There's nothing inherently wrong with writing all of this on my whiteboard; however, I couldn't help but think how much of this even makes sense to students, even though I do my best to review the objectives and have students analyze the verbs in the objectives and what that means for them on their final assessments.  I wonder how much becomes so much visual clutter to be ignored by students after a while and if, because they see this stuff in every single class, it just fades into the background, becoming much like all of the posters on the walls that were once noticed but now ignored. 
What got me thinking about this was this post by Grant Wiggins called "Avoiding stupidification;" more specifically, this part of that post:
Similarly, Madeline Hunter developed a perfectly sensible way of describing lessons, their structure, and a design process in support of it – only to have it bastardized and stuffed down the throats of teachers by thoughtless administrators. I often saw fast-moving and stern supervisors walking in and out of classrooms, with their clipboards of Hunter-esque checklists looking for the precise ‘anticipatory set’ that was mapped out and standardized at the district office with God knows what rationale.
Now, we see the same thing with Standards: in many schools you have to post the Standard being “learned” in today’s lesson on the board. With my own eyes and ears, I have even heard teachers asking students to repeat after them:What Standard are we working on today, boys and girls? Standard 6.3.a.1. I am not making this up. This is like the cargo-cult people in the South Pacific described by Richard Feynman.

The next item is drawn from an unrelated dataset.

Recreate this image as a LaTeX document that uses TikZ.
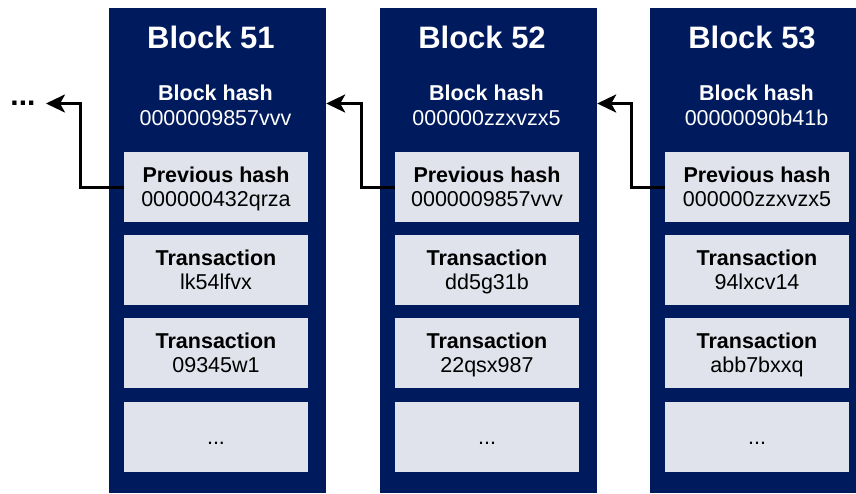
\documentclass[tikz,border=0pt]{standalone}
\usepackage{fontspec}
\setmainfont{Liberation Sans}
\usetikzlibrary{arrows.meta}
\definecolor{navy}{HTML}{001A5E}
\definecolor{cellgray}{HTML}{E0E3EC}
% the second line of a two-line label does not take part in vertical centring
\newcommand{\lowline}[1]{\smash{#1}}
\tikzset{
  blockbox/.style={fill=navy, draw=none, minimum width=217pt, minimum height=485pt, inner sep=0pt},
  cell/.style={fill=cellgray, draw=none, minimum width=184pt, minimum height=70pt, inner sep=0pt,
               align=center, text=black, font=\fontsize{21.5}{24}\selectfont},
  blocktitle/.style={text=white, inner sep=0pt, font=\fontsize{31}{36}\selectfont\bfseries},
  hashlabel/.style={text=white, inner sep=0pt, align=center, font=\fontsize{21.5}{25}\selectfont},
  link/.style={line width=3pt, draw=black, -{Stealth[length=19pt,width=18pt,inset=5pt]}},
}
\begin{document}
\begin{tikzpicture}[x=1pt,y=-1pt]
\path[use as bounding box] (0,0) rectangle (856,493);
\clip (0,0) rectangle (856,493);
\fill[white] (0,0) rectangle (856,493);

% Block 51
\node[blockbox] (b51) at (217.5,250.5) {};
\node[blocktitle] (b51t) at (211,37.5) {Block 51};
\node[hashlabel] (b51h) at (215.5,105) {\textbf{Block hash}\\\lowline{0000009857vvv}};
\node[cell] (b51p) at (216,187) {\textbf{Previous hash}\\\lowline{000000432qrza}};
\node[cell] (b51a) at (216,270) {\textbf{Transaction}\\\lowline{lk54lfvx}};
\node[cell] (b51b) at (216,353) {\textbf{Transaction}\\\lowline{09345w1}};
\node[cell] (b51c) at (216,436.5) {\rule{0pt}{15pt}...};

% Block 52
\node[blockbox] (b52) at (488.5,250.5) {};
\node[blocktitle] (b52t) at (482,37.5) {Block 52};
\node[hashlabel] (b52h) at (486.5,105) {\textbf{Block hash}\\\lowline{000000zzxvzx5}};
\node[cell] (b52p) at (487,187) {\textbf{Previous hash}\\\lowline{0000009857vvv}};
\node[cell] (b52a) at (487,270) {\textbf{Transaction}\\\lowline{dd5g31b}};
\node[cell] (b52b) at (487,353) {\textbf{Transaction}\\\lowline{22qsx987}};
\node[cell] (b52c) at (487,436.5) {\rule{0pt}{15pt}...};

% Block 53
\node[blockbox] (b53) at (758.5,250.5) {};
\node[blocktitle] (b53t) at (752,37.5) {Block 53};
\node[hashlabel] (b53h) at (756.5,105) {\textbf{Block hash}\\\lowline{00000090b41b}};
\node[cell] (b53p) at (757,187) {\textbf{Previous hash}\\\lowline{000000zzxvzx5}};
\node[cell] (b53a) at (757,270) {\textbf{Transaction}\\\lowline{94lxcv14}};
\node[cell] (b53b) at (757,353) {\textbf{Transaction}\\\lowline{abb7bxxq}};
\node[cell] (b53c) at (757,436.5) {\rule{0pt}{15pt}...};

% earlier blocks
\node[anchor=base, inner sep=0pt, font=\fontsize{30}{36}\selectfont\bfseries] (more) at (23,105) {...};
\coordinate (moretip) at (46,103.5);

% previous-hash links
\draw[link] (b51p.west) -- ++(-43,0) |- (moretip);
\draw[link] (b52p.west) -- ++(-33,0) |- (b51.east |- moretip);
\draw[link] (b53p.west) -- ++(-33,0) |- (b52.east |- moretip);
\end{tikzpicture}
\end{document}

Alas, I have seen my own work made similarly rigid and simplistic. In many schools doing teachers must post the Essential Question for the current lessonon the board– despite the fact that we specifically recommend against EQs for lessons and that the whole idea is to help students internalize the question so as to ask it independently moving forward.

I couldn't help but question my own role in the stupidification of my students as I wrote out all that stuff on my boards.  Is this what standardization of what teachers do in their classrooms leads to? Oversimplification to stupidification?  Learning reduced to nothing but white noise on a whiteboard?